Matteo Salvini (à gauche), le chef de la Ligue et Luigi Di Maio le dirigeant du Mouvement 5 étoiles, le 5 avril, à Rome. / TIZIANA FABI, ALBERTO PIZZOLI / AFP

La Banque centrale européenne (BCE) peut-elle, d’un coup de plume, effacer 250 milliards d’euros de la dette publique italienne qu’elle détient ? L’idée peut, à première vue, paraître séduisante et simple. Elle est prônée par le Mouvement 5 étoiles et la Ligue de Matteo Salvini (droite souverainiste) dans la version provisoire du contrat de gouvernement dévoilée mardi 15 mai par le Huffington Post Italia, et démentie presque aussitôt par la Ligue.
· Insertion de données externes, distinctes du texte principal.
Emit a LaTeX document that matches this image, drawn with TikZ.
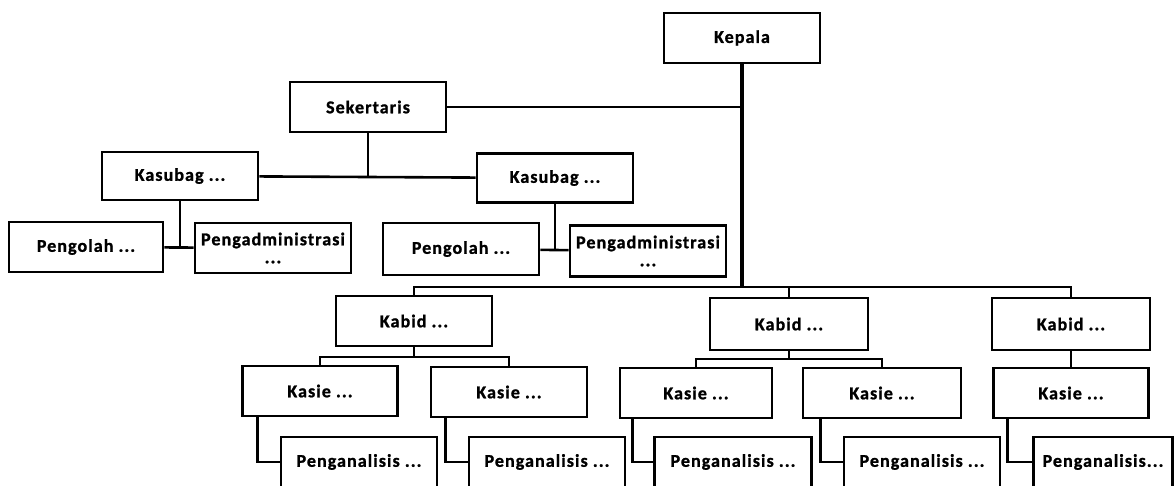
\documentclass[tikz,border=0pt]{standalone}
\usepackage{fontspec}
\setmainfont{Carlito}[LetterSpace=6,BoldFeatures={FakeBold=1.2}]
\begin{document}
\begin{tikzpicture}[x=1pt,y=-1pt,
        unit/.style={draw,line width=2.6pt,minimum width=156pt,minimum height=50pt,
            inner sep=0pt,align=center,font=\fontsize{18}{18}\selectfont\bfseries},
        link/.style={line width=2.6pt}]
            \path[use as bounding box,fill=white] (0,0) rectangle (1175,485);
            \node[unit] (kepala) at (742,38) {Kepala};
            \node[unit] (sek) at (368,107) {Sekertaris};
            \node[unit,minimum height=48pt] (ksb1) at (180,176) {Kasubag ...};
            \node[unit,minimum height=49pt] (ksb2) at (555,178) {Kasubag ...};
            \node[unit,minimum width=154pt] (olah1) at (86,247) {Pengolah ...};
            \node[unit] (adm1) at (273,248) {Pengadministrasi\\...};
            \node[unit,minimum height=52pt] (olah2) at (461,249) {Pengolah ...};
            \node[unit,minimum height=51pt] (adm2) at (648,251) {Pengadministrasi\\...};
            \node[unit] (kabid1) at (414,321) {Kabid ...};
            \node[unit,minimum width=158pt,minimum height=52pt] (kabid2) at (789,324) {Kabid ...};
            \node[unit,minimum width=158pt,minimum height=52pt] (kabid3) at (1071,324) {Kabid ...};
            \node[unit,minimum width=155pt] (kasie1) at (320,391) {Kasie ...};
            \node[unit] (kasie2) at (509,392) {Kasie ...};
            \node[unit,minimum width=152pt] (kasie3) at (696,393) {Kasie ...};
            \node[unit,minimum width=158pt] (kasie4) at (882,393) {Kasie ...};
            \node[unit,minimum width=155pt] (kasie5) at (1071,393) {Kasie ...};
            \node[unit] (anl1) at (359,462) {Penganalisis ...};
            \node[unit] (anl2) at (547,462) {Penganalisis ...};
            \node[unit,minimum width=157pt] (anl3) at (733,462) {Penganalisis ...};
            \node[unit] (anl4) at (922,462) {Penganalisis ...};
            \node[unit,minimum width=139pt] (anl5) at (1103,462) {Penganalisis...};
            \coordinate (bus) at (742,287);
            \coordinate (sekj) at (368,177);
            \coordinate (kb1j) at (414,357);
            \coordinate (kb2j) at (789,359);
            \draw[link,line width=3.4pt] (kepala) -- (bus);
            \draw[link] (sek) -- (sek -| kepala);
            \draw[link] (kabid1.north) |- (bus) -| (kabid2.north);
            \draw[link] (bus) -| (kabid3.north);
            \draw[link] (sek) -- (sekj);
            \draw[link] (ksb1) -- (sekj) -- (ksb2);
            \draw[link] (ksb1) -- (ksb1 |- olah1);
            \draw[link] (olah1) -- (adm1);
            \draw[link] (ksb2) -- (ksb2 |- olah2);
            \draw[link] (olah2) -- (adm2);
            \draw[link] (kabid1) -- (kb1j);
            \draw[link] (kasie1.north) |- (kb1j) -| (kasie2.north);
            \draw[link] (kabid2) -- (kb2j);
            \draw[link] (kasie3.north) |- (kb2j) -| (kasie4.north);
            \draw[link] (kabid3) -- (kasie5);
            \draw[link] ([xshift=16pt]kasie1.south west) |- (anl1.west);
            \draw[link] ([xshift=16pt]kasie2.south west) |- (anl2.west);
            \draw[link] ([xshift=14pt]kasie3.south west) |- (anl3.west);
            \draw[link] ([xshift=19pt]kasie4.south west) |- (anl4.west);
            \draw[link] ([xshift=15pt]kasie5.south west) |- (anl5.west);
        \end{tikzpicture}
\end{document}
Inacceptable politiquement pour les autres Etats membres, elle n’est de fait pas réaliste, car elle serait illégale au regard des traités européens comme de l’indépendance de la BCE, gravée dans son statut, et garantissant sa crédibilité. Celle-ci est le pilier permettant à l’euro d’exister : sans cela, les investisseurs fuiraient la monnaie unique, qui serait condamnée.

Pour rappel, la BCE détient aujourd’hui l’équivalent de 368 milliards d’euros d’obligations souveraines italiennes (rachetées essentiellement dans le cadre de son programme de soutien à la croissance, le « quantitative easing », ou QE), soit l’équivalent de 16 % du total de la dette publique italienne. Le reste est détenu pour l’essentiel par les banques italiennes et des investisseurs étrangers.

Des projets qui alimentent déjà la tension des marchés

Mercredi 16 mai, le porte-parole de la Ligue chargé des questions économiques est intervenu pour assurer que le projet de son parti n’est pas de demander à la BCE d’effacer 250 milliards d’euros de dette italienne, mais d’obtenir que la dette rachetée dans le cadre du QE ne soit pas prise en compte dans le calcul du respect des règles du Pacte de stabilité. A savoir, celles imposant la limite de 3 % du produit intérieur brut (PIB) pour le déficit public, et de 60 % du PIB pour la dette publique.

Là aussi, cette proposition ne fait guère de sens. Et pas seulement parce que la Commission européenne (c’est elle qui vérifie que le pacte de stabilité est appliqué) ne la jugerait pas conforme aux traités. La dette publique de l’Italie dépasse aujourd’hui les 130 % du PIB : même en excluant les obligations détenues par la BCE, elle dépasserait toujours 100 % du PIB, loin de la barre des 60 %. En outre, une telle manipulation n’aurait, en vérité, qu’un intérêt limité. Les marchés ne seraient pas dupes.

Surtout cela risquerait de faire flamber les taux auxquels emprunte l’Italie, lesquels sont aujourd’hui contenus à un faible niveau grâce à l’effet du QE de la BCE. D’ailleurs de nouvelles tensions apparaissent. En effet, les projets des deux formations alimentent déjà la tension des marchés. Les taux à dix ans italiens étaient, mercredi au matin, à 1,95 %, contre 1,87 % la veille. Si les investisseurs étrangers venaient à douter de la capacité du futur gouvernement italien à honorer sa dette, ou à maîtriser ses finances publiques, ils pourraient chercher à se débarrasser des obligations italiennes qu’ils détiennent – ce qui ferait grimper les taux d’emprunts du pays, voire, lancerait la spéculation contre la péninsule, comme en 2012, au plus fort de la crise.